Hell must be freezing over, and the sun will probably rise in the west tomorrow, because this morning brought news of the single most unlikely thing in the world (or the music industry, at least): Prince has re-signed with Warner Bros. I say “re-signed” because, remember, Warner is the same company that so infuriated His Purpleness in the 1990s that he took to scrawling “SLAVE” on his face when he appeared in public, and pioneered the legally adventurous move of changing his name to an unpronounceable symbol in an attempt to extricate himself from his record contract. This fact seems to have been largely overlooked by everyone reporting the news of his new deal this morning. Clearly, Prince’s ways are inscrutable at best, but seriously, what’s going on here?
The obvious answer is “money,” but we’re talking about a man who has sold over 100 million records in his time — he’s hardly short of a dime, in other words, and remember, this is a company he was prepared to furnish with deliberately obtuse and/or hurried material like Come and Chaos and Disorder in order to complete his contractual obligations as quickly as possible. Those records sold poorly, and Prince seemed to care not a whit.
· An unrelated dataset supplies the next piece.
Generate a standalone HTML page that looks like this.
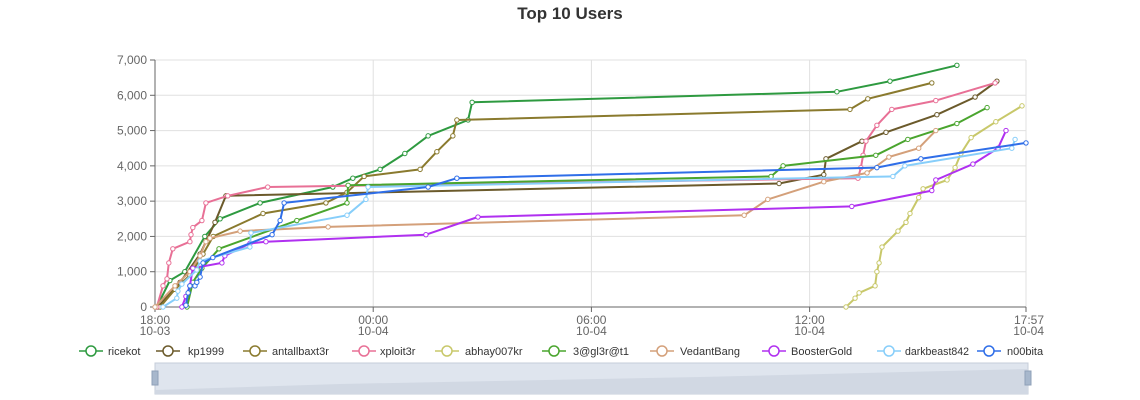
<!DOCTYPE html>
<html><head><meta charset="utf-8"><style>
body{margin:0;background:#fff;font-family:"Liberation Sans",sans-serif}
#wrap{position:relative;width:1140px;height:400px;overflow:hidden}
</style></head><body>
<div id="wrap">
<svg id="svg" width="1140" height="400" xmlns="http://www.w3.org/2000/svg"></svg>
</div>
<script>
const seriesNames=["ricekot","kp1999","antallbaxt3r","xploit3r","abhay007kr","3@gl3r@t1","VedantBang","BoosterGold","darkbeast842","n00bita"];
const seriesColors=["#2e9a40","#6b5a2b","#8a7a2e","#e87096","#c8c86a","#4aa52e","#d4a07a","#b030f0","#87cefa","#2f6ee8"];
const yTicks=[0,1000,2000,3000,4000,5000,6000,7000];
const xTickHours=[0,6,12,18,23.95];
const xTickLabels=[["18:00","10-03"],["00:00","10-04"],["06:00","10-04"],["12:00","10-04"],["17:57","10-04"]];
const hRicekot=[0.05,0.41,0.82,1.37,1.79,2.89,4.89,5.44,6.19,6.87,7.51,8.61,8.72,18.75,20.21,22.05];
const vRicekot=[0,750,1000,2000,2500,2950,3400,3650,3900,4350,4850,5300,5800,6100,6400,6850];
const hKp=[0.08,0.69,1.24,1.65,1.95,17.16,18.39,18.45,19.44,20.1,21.5,22.55,23.15];
const vKp=[0,700,1500,2400,3150,3500,3750,4200,4700,4950,5450,5950,6400];
const hAnt=[0.14,0.55,0.96,1.32,1.6,2.97,4.7,5.28,5.75,7.29,7.75,8.19,8.3,19.11,19.6,21.36];
const vAnt=[0,500,900,1500,2000,2650,2950,3250,3700,3900,4400,4850,5300,5600,5900,6350];
const hXp=[0.05,0.22,0.33,0.38,0.49,0.96,0.99,1.04,1.29,1.4,2.0,3.1,19.33,19.41,19.47,19.55,19.85,20.26,21.47,23.1];
const vXp=[0,600,800,1250,1650,1850,2050,2250,2450,2950,3150,3400,3650,3950,4300,4700,5150,5600,5850,6350];
const hAb=[19.0,19.25,19.36,19.8,19.85,19.91,19.99,20.43,20.65,20.76,21.0,21.12,21.78,22.0,22.16,22.44,23.12,23.84];
const vAb=[0,250,400,600,1000,1250,1700,2150,2400,2650,3100,3350,3600,3950,4350,4800,5250,5700];
const hGl=[0.88,1.04,1.29,1.76,3.9,5.28,5.31,16.94,17.27,19.82,20.7,22.05,22.88];
const vGl=[0,700,1100,1650,2450,2950,3450,3700,4000,4300,4750,5200,5650];
const hVe=[0,0.55,0.96,1.24,1.4,1.51,2.34,4.76,16.2,16.85,18.39,19.58,20.18,21.0,21.47];
const vVe=[0,600,1000,1450,1850,1950,2150,2270,2600,3050,3550,3800,4250,4500,5000];
const hBo=[0.74,0.85,0.96,1.04,1.84,1.92,2.61,3.05,7.45,8.88,19.16,21.36,21.47,22.49,23.18,23.4];
const vBo=[0,300,600,1100,1250,1450,1800,1850,2050,2550,2850,3300,3600,4050,4500,5000];
const hDa=[0.22,0.6,0.63,0.74,1.15,1.24,2.61,2.64,5.28,5.8,5.86,20.29,20.62,23.56,23.65];
const vDa=[0,250,450,650,1050,1300,1700,2100,2600,3050,3400,3700,4000,4500,4750];
const hNo=[0.85,0.91,0.96,1.1,1.15,1.24,1.32,1.59,3.22,3.44,3.55,7.51,8.3,19.85,21.06,23.95];
const vNo=[50,400,600,600,700,850,1250,1400,2050,2450,2950,3400,3650,3950,4200,4650];
const allH=[hRicekot,hKp,hAnt,hXp,hAb,hGl,hVe,hBo,hDa,hNo];
const allV=[vRicekot,vKp,vAnt,vXp,vAb,vGl,vVe,vBo,vDa,vNo];

const L=155,R=1026,T=60,B=307,HMAX=23.95,VMAX=7000;
const xs=h=>L+(R-L)*h/HMAX;
const ys=v=>B-(B-T)*v/VMAX;
const NS="http://www.w3.org/2000/svg";
const svg=document.getElementById('svg');
function mk(tag,attrs,parent){const e=document.createElementNS(NS,tag);for(const k in attrs)e.setAttribute(k,attrs[k]);(parent||svg).appendChild(e);return e;}

let t=mk('text',{x:570,y:19,'text-anchor':'middle','font-size':17,'font-weight':'bold',fill:'#333'});
t.textContent="Top 10 Users";



yTicks.forEach(v=>{
  const y=ys(v);
  const g=mk('line',{x1:L,x2:R,y1:y,y2:y,stroke:'#e0e0e0','stroke-width':1});
  
  
  const tk=mk('line',{x1:L-5,x2:L,y1:y,y2:y,stroke:'#666'});
  
  
  const lb=mk('text',{x:L-8,y:y+4,'text-anchor':'end','font-size':12,fill:'#666'});
  lb.textContent=v.toLocaleString('en-US');
  
  
});
xTickHours.forEach((h,i)=>{
  const x=xs(h);
  if(i>0){const g=mk('line',{x1:x,x2:x,y1:T,y2:B,stroke:'#e0e0e0'});
  
  }
  const tk=mk('line',{x1:x,x2:x,y1:B,y2:B+5,stroke:'#666'});
  
  
  const anchor=i===xTickHours.length-1?'end':'middle';
  const ax=i===xTickHours.length-1?x+18:x;
  const l1=mk('text',{x:ax,y:B+17,'text-anchor':anchor,'font-size':12,fill:'#666'});
  l1.textContent=xTickLabels[i][0];
  
  
  const l2=mk('text',{x:ax,y:B+28,'text-anchor':anchor,'font-size':12,fill:'#666'});
  l2.textContent=xTickLabels[i][1];
  
  
});
const ya=mk('line',{x1:L,x2:L,y1:T,y2:B,stroke:'#666'});


const xa=mk('line',{x1:L,x2:R,y1:B,y2:B,stroke:'#666'});



allH.forEach((hs,si)=>{
  const vs=allV[si],c=seriesColors[si];
  const g=mk('g',{});
  
  
  const pts=hs.map((h,i)=>xs(h).toFixed(1)+','+ys(vs[i]).toFixed(1)).join(' ');
  const pl=mk('polyline',{points:pts,fill:'none',stroke:c,'stroke-width':2,'stroke-linejoin':'round'},g);
  
  
  hs.forEach((h,i)=>{
    const p=mk('circle',{cx:xs(h),cy:ys(vs[i]),r:2.2,fill:'#fff',stroke:c,'stroke-width':1},g);
    
    
  });
});

const legIcon=[79,156,243,352,435,542,650,762,877,977];
const legText=[108,188,272,380,465,573,680,791,905,1007];
seriesNames.forEach((n,i)=>{
  const g=mk('g',{});
  
  
  const ln=mk('line',{x1:legIcon[i],x2:legIcon[i]+24,y1:351,y2:351,stroke:seriesColors[i],'stroke-width':1.5},g);
  
  
  const ci=mk('circle',{cx:legIcon[i]+12,cy:351,r:5,fill:'#fff',stroke:seriesColors[i],'stroke-width':1.5},g);
  
  
  const tx=mk('text',{x:legText[i],y:355,'font-size':11,fill:'#333'},g);
  tx.textContent=n;
  const maxW=(i<legIcon.length-1?legIcon[i+1]:1060)-legText[i]-8;
  
  
  document.fonts && 0;
  const w=tx.getComputedTextLength();
  if(w>maxW){tx.setAttribute('textLength',maxW);tx.setAttribute('lengthAdjust','spacingAndGlyphs');}
});

const dz=mk('g',{});


const bg=mk('rect',{x:155,y:363,width:873,height:31,fill:'#dfe5ee',stroke:'#c5cdd9'},dz);


const sh=mk('path',{d:'M155,390 L340,384 L700,377 L1028,369 L1028,394 L155,394 Z',fill:'#d1d8e3'},dz);


[155,1028].forEach((x,i)=>{
  const h=mk('rect',{x:x-3,y:371,width:6,height:14,fill:'#a7b7cc',stroke:'#8fa0b8'},dz);
  
  
});
</script>
</body></html>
It seems unlikely that any amount of cash alone would lure him back to Warner’s embrace.
No, I suspect that if anything, the answer lies in the fact that the news of his new deal comes with the announcement of a fancy 30th-anniversary digital remaster of Purple Rain, along with “long-awaited, previously unheard music.” Warner presumably still owns the masters and publishing rights of all the music he released with the company, which includes everything from 1978 to 1996. The press release about the new deal make sure to mention that it “[gives] the artist ownership of the master recordings of his classic, global hits.”
Prince is a notorious perfectionist, so the idea of his masters sitting in Warner’s vault, a place where he couldn’t get at them, has probably been eating at him for the last 20 years. (As far back as 1999, he was threatening to re-record new, “better” versions of his entire back catalog after his bid to claim ownership of the masters failed.) He’s also a man given to releasing pretty much anything and everything he’s recorded — his original beef with Warner was that it wouldn’t let him release albums as quickly as he wanted to.
The fact that there’s a bunch of unreleased material to which Warner has the rights is presumably the other sweetener in this deal: the press release claims enthusiastically that “for Prince fans worldwide, the new partnership will open a veritable gold mine.” Warner is no doubt betting that this unreleased material will be a financial goldmine as well as an artistic one, given that none of the records Prince has released since Diamonds and Pearls in 1991 has sold anywhere near the numbers that he did at his peak. A bunch of deluxe anniversary editions and fancy box sets for completists, though? It should be a license to print money. Expect a whole bunch of “definitive” Prince compilations soon.